DATASET SECTION
☆ ☆ ☆ ☆
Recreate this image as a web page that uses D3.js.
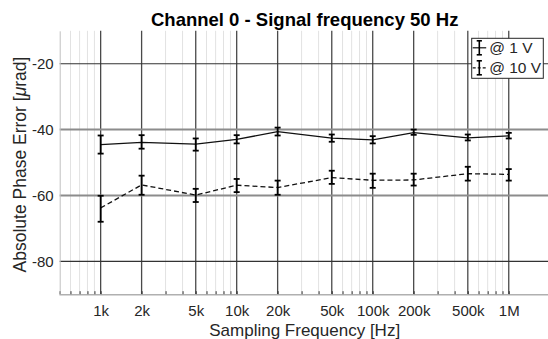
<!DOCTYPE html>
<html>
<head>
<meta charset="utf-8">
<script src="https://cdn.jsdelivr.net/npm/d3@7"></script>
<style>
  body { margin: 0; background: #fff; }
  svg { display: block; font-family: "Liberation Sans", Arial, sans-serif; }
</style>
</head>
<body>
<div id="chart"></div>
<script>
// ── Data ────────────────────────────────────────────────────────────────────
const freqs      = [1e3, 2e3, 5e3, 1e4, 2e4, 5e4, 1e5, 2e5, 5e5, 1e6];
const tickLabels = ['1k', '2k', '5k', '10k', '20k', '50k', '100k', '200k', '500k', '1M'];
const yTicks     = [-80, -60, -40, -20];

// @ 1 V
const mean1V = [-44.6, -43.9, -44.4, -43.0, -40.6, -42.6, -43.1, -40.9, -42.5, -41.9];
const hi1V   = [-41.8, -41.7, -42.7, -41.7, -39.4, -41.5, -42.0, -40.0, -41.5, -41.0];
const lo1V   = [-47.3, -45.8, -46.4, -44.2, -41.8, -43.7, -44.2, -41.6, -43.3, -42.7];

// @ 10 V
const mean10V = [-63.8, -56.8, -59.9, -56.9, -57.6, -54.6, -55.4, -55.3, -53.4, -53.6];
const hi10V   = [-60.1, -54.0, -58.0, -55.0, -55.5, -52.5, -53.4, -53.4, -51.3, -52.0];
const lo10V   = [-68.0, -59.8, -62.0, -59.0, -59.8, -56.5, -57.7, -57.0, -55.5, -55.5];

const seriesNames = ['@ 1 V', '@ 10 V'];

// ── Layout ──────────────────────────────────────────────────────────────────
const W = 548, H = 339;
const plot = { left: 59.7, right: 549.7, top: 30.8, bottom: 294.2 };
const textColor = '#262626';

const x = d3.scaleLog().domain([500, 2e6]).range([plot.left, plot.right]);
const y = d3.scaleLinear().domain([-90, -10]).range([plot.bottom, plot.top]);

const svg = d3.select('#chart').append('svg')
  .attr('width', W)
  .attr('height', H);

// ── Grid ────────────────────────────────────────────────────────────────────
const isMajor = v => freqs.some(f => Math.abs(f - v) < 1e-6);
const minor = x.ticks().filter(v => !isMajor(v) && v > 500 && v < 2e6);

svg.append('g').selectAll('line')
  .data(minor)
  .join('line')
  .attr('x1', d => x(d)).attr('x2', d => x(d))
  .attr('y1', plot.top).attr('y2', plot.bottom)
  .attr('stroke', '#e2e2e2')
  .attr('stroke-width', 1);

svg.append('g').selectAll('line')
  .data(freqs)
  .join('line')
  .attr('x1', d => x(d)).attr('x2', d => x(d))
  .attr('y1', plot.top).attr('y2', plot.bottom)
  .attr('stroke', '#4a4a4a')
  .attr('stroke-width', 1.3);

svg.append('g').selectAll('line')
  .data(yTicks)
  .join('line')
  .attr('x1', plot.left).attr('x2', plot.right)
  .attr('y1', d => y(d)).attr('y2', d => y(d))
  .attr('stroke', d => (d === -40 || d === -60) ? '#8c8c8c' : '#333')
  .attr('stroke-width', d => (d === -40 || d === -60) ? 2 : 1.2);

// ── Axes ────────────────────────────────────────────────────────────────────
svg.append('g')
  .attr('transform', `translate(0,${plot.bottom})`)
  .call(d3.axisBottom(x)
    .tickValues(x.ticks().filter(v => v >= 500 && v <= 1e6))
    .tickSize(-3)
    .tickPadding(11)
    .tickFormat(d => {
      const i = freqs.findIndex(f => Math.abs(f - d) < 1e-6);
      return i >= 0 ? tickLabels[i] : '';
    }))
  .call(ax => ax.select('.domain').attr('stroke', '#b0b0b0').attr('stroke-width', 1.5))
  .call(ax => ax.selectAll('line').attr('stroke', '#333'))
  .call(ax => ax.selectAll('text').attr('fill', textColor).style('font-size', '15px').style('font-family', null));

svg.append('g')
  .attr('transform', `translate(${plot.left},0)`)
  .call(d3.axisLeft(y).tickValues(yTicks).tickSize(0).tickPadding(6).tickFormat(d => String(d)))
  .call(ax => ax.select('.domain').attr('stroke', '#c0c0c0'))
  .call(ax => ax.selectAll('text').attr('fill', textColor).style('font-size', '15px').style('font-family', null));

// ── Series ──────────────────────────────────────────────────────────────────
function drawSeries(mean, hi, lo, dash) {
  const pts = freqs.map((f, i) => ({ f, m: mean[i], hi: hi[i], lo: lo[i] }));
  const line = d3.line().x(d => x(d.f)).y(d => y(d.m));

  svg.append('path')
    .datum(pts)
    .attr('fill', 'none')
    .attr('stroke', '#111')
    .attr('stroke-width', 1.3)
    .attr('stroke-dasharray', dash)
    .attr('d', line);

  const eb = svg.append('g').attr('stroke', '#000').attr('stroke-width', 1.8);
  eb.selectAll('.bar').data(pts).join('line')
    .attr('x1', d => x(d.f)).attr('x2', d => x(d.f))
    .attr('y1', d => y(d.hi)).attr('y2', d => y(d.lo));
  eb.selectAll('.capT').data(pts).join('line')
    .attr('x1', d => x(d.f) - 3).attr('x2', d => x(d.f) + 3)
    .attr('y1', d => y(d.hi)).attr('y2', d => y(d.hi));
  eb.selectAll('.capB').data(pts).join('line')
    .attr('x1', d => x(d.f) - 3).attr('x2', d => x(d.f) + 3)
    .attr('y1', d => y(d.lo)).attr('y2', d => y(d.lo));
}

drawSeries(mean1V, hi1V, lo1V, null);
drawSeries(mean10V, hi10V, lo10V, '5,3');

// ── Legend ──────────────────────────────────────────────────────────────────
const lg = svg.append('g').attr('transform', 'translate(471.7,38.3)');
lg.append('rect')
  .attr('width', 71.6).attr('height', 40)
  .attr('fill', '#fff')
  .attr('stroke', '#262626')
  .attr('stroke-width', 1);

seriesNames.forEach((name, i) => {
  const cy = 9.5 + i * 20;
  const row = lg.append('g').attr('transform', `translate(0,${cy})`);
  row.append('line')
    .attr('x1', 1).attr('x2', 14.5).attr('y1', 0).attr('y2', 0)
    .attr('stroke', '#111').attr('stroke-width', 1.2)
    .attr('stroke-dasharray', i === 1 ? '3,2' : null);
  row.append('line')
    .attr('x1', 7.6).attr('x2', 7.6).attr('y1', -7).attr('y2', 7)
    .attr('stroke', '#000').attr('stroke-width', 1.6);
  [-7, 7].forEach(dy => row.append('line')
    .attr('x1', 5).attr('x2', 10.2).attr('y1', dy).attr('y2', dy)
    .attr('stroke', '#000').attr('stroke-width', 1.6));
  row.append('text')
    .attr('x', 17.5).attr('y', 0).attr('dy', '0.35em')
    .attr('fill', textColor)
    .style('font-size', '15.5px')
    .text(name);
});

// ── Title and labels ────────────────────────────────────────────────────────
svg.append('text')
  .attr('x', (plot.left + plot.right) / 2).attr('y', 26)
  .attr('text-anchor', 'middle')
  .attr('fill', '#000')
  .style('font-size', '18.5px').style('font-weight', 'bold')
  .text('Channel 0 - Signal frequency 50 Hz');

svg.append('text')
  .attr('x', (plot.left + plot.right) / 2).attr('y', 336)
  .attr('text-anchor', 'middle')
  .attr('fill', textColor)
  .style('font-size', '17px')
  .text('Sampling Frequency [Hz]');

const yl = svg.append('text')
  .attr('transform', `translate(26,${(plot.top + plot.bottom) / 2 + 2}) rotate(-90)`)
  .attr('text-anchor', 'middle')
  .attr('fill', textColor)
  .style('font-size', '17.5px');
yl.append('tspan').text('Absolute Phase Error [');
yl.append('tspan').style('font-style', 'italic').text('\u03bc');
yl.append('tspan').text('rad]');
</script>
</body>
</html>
☆ ☆ ☆ ☆
REQUEST
Copy the listing in full and without alteration, omitting every picture.

ANSWER
Recreate this image as a web page that uses D3.js.
<!DOCTYPE html>
<html>
<head>
<meta charset="utf-8">
<script src="https://cdn.jsdelivr.net/npm/d3@7"></script>
<style>
  body { margin: 0; background: #fff; }
  svg { display: block; font-family: "Liberation Sans", Arial, sans-serif; }
</style>
</head>
<body>
<div id="chart"></div>
<script>
// ── Data ────────────────────────────────────────────────────────────────────
const freqs      = [1e3, 2e3, 5e3, 1e4, 2e4, 5e4, 1e5, 2e5, 5e5, 1e6];
const tickLabels = ['1k', '2k', '5k', '10k', '20k', '50k', '100k', '200k', '500k', '1M'];
const yTicks     = [-80, -60, -40, -20];

// @ 1 V
const mean1V = [-44.6, -43.9, -44.4, -43.0, -40.6, -42.6, -43.1, -40.9, -42.5, -41.9];
const hi1V   = [-41.8, -41.7, -42.7, -41.7, -39.4, -41.5, -42.0, -40.0, -41.5, -41.0];
const lo1V   = [-47.3, -45.8, -46.4, -44.2, -41.8, -43.7, -44.2, -41.6, -43.3, -42.7];

// @ 10 V
const mean10V = [-63.8, -56.8, -59.9, -56.9, -57.6, -54.6, -55.4, -55.3, -53.4, -53.6];
const hi10V   = [-60.1, -54.0, -58.0, -55.0, -55.5, -52.5, -53.4, -53.4, -51.3, -52.0];
const lo10V   = [-68.0, -59.8, -62.0, -59.0, -59.8, -56.5, -57.7, -57.0, -55.5, -55.5];

const seriesNames = ['@ 1 V', '@ 10 V'];

// ── Layout ──────────────────────────────────────────────────────────────────
const W = 548, H = 339;
const plot = { left: 59.7, right: 549.7, top: 30.8, bottom: 294.2 };
const textColor = '#262626';

const x = d3.scaleLog().domain([500, 2e6]).range([plot.left, plot.right]);
const y = d3.scaleLinear().domain([-90, -10]).range([plot.bottom, plot.top]);

const svg = d3.select('#chart').append('svg')
  .attr('width', W)
  .attr('height', H);

// ── Grid ────────────────────────────────────────────────────────────────────
const isMajor = v => freqs.some(f => Math.abs(f - v) < 1e-6);
const minor = x.ticks().filter(v => !isMajor(v) && v > 500 && v < 2e6);

svg.append('g').selectAll('line')
  .data(minor)
  .join('line')
  .attr('x1', d => x(d)).attr('x2', d => x(d))
  .attr('y1', plot.top).attr('y2', plot.bottom)
  .attr('stroke', '#e2e2e2')
  .attr('stroke-width', 1);

svg.append('g').selectAll('line')
  .data(freqs)
  .join('line')
  .attr('x1', d => x(d)).attr('x2', d => x(d))
  .attr('y1', plot.top).attr('y2', plot.bottom)
  .attr('stroke', '#4a4a4a')
  .attr('stroke-width', 1.3);

svg.append('g').selectAll('line')
  .data(yTicks)
  .join('line')
  .attr('x1', plot.left).attr('x2', plot.right)
  .attr('y1', d => y(d)).attr('y2', d => y(d))
  .attr('stroke', d => (d === -40 || d === -60) ? '#8c8c8c' : '#333')
  .attr('stroke-width', d => (d === -40 || d === -60) ? 2 : 1.2);

// ── Axes ────────────────────────────────────────────────────────────────────
svg.append('g')
  .attr('transform', `translate(0,${plot.bottom})`)
  .call(d3.axisBottom(x)
    .tickValues(x.ticks().filter(v => v >= 500 && v <= 1e6))
    .tickSize(-3)
    .tickPadding(11)
    .tickFormat(d => {
      const i = freqs.findIndex(f => Math.abs(f - d) < 1e-6);
      return i >= 0 ? tickLabels[i] : '';
    }))
  .call(ax => ax.select('.domain').attr('stroke', '#b0b0b0').attr('stroke-width', 1.5))
  .call(ax => ax.selectAll('line').attr('stroke', '#333'))
  .call(ax => ax.selectAll('text').attr('fill', textColor).style('font-size', '15px').style('font-family', null));

svg.append('g')
  .attr('transform', `translate(${plot.left},0)`)
  .call(d3.axisLeft(y).tickValues(yTicks).tickSize(0).tickPadding(6).tickFormat(d => String(d)))
  .call(ax => ax.select('.domain').attr('stroke', '#c0c0c0'))
  .call(ax => ax.selectAll('text').attr('fill', textColor).style('font-size', '15px').style('font-family', null));

// ── Series ──────────────────────────────────────────────────────────────────
function drawSeries(mean, hi, lo, dash) {
  const pts = freqs.map((f, i) => ({ f, m: mean[i], hi: hi[i], lo: lo[i] }));
  const line = d3.line().x(d => x(d.f)).y(d => y(d.m));

  svg.append('path')
    .datum(pts)
    .attr('fill', 'none')
    .attr('stroke', '#111')
    .attr('stroke-width', 1.3)
    .attr('stroke-dasharray', dash)
    .attr('d', line);

  const eb = svg.append('g').attr('stroke', '#000').attr('stroke-width', 1.8);
  eb.selectAll('.bar').data(pts).join('line')
    .attr('x1', d => x(d.f)).attr('x2', d => x(d.f))
    .attr('y1', d => y(d.hi)).attr('y2', d => y(d.lo));
  eb.selectAll('.capT').data(pts).join('line')
    .attr('x1', d => x(d.f) - 3).attr('x2', d => x(d.f) + 3)
    .attr('y1', d => y(d.hi)).attr('y2', d => y(d.hi));
  eb.selectAll('.capB').data(pts).join('line')
    .attr('x1', d => x(d.f) - 3).attr('x2', d => x(d.f) + 3)
    .attr('y1', d => y(d.lo)).attr('y2', d => y(d.lo));
}

drawSeries(mean1V, hi1V, lo1V, null);
drawSeries(mean10V, hi10V, lo10V, '5,3');

// ── Legend ──────────────────────────────────────────────────────────────────
const lg = svg.append('g').attr('transform', 'translate(471.7,38.3)');
lg.append('rect')
  .attr('width', 71.6).attr('height', 40)
  .attr('fill', '#fff')
  .attr('stroke', '#262626')
  .attr('stroke-width', 1);

seriesNames.forEach((name, i) => {
  const cy = 9.5 + i * 20;
  const row = lg.append('g').attr('transform', `translate(0,${cy})`);
  row.append('line')
    .attr('x1', 1).attr('x2', 14.5).attr('y1', 0).attr('y2', 0)
    .attr('stroke', '#111').attr('stroke-width', 1.2)
    .attr('stroke-dasharray', i === 1 ? '3,2' : null);
  row.append('line')
    .attr('x1', 7.6).attr('x2', 7.6).attr('y1', -7).attr('y2', 7)
    .attr('stroke', '#000').attr('stroke-width', 1.6);
  [-7, 7].forEach(dy => row.append('line')
    .attr('x1', 5).attr('x2', 10.2).attr('y1', dy).attr('y2', dy)
    .attr('stroke', '#000').attr('stroke-width', 1.6));
  row.append('text')
    .attr('x', 17.5).attr('y', 0).attr('dy', '0.35em')
    .attr('fill', textColor)
    .style('font-size', '15.5px')
    .text(name);
});

// ── Title and labels ────────────────────────────────────────────────────────
svg.append('text')
  .attr('x', (plot.left + plot.right) / 2).attr('y', 26)
  .attr('text-anchor', 'middle')
  .attr('fill', '#000')
  .style('font-size', '18.5px').style('font-weight', 'bold')
  .text('Channel 0 - Signal frequency 50 Hz');

svg.append('text')
  .attr('x', (plot.left + plot.right) / 2).attr('y', 336)
  .attr('text-anchor', 'middle')
  .attr('fill', textColor)
  .style('font-size', '17px')
  .text('Sampling Frequency [Hz]');

const yl = svg.append('text')
  .attr('transform', `translate(26,${(plot.top + plot.bottom) / 2 + 2}) rotate(-90)`)
  .attr('text-anchor', 'middle')
  .attr('fill', textColor)
  .style('font-size', '17.5px');
yl.append('tspan').text('Absolute Phase Error [');
yl.append('tspan').style('font-style', 'italic').text('\u03bc');
yl.append('tspan').text('rad]');
</script>
</body>
</html>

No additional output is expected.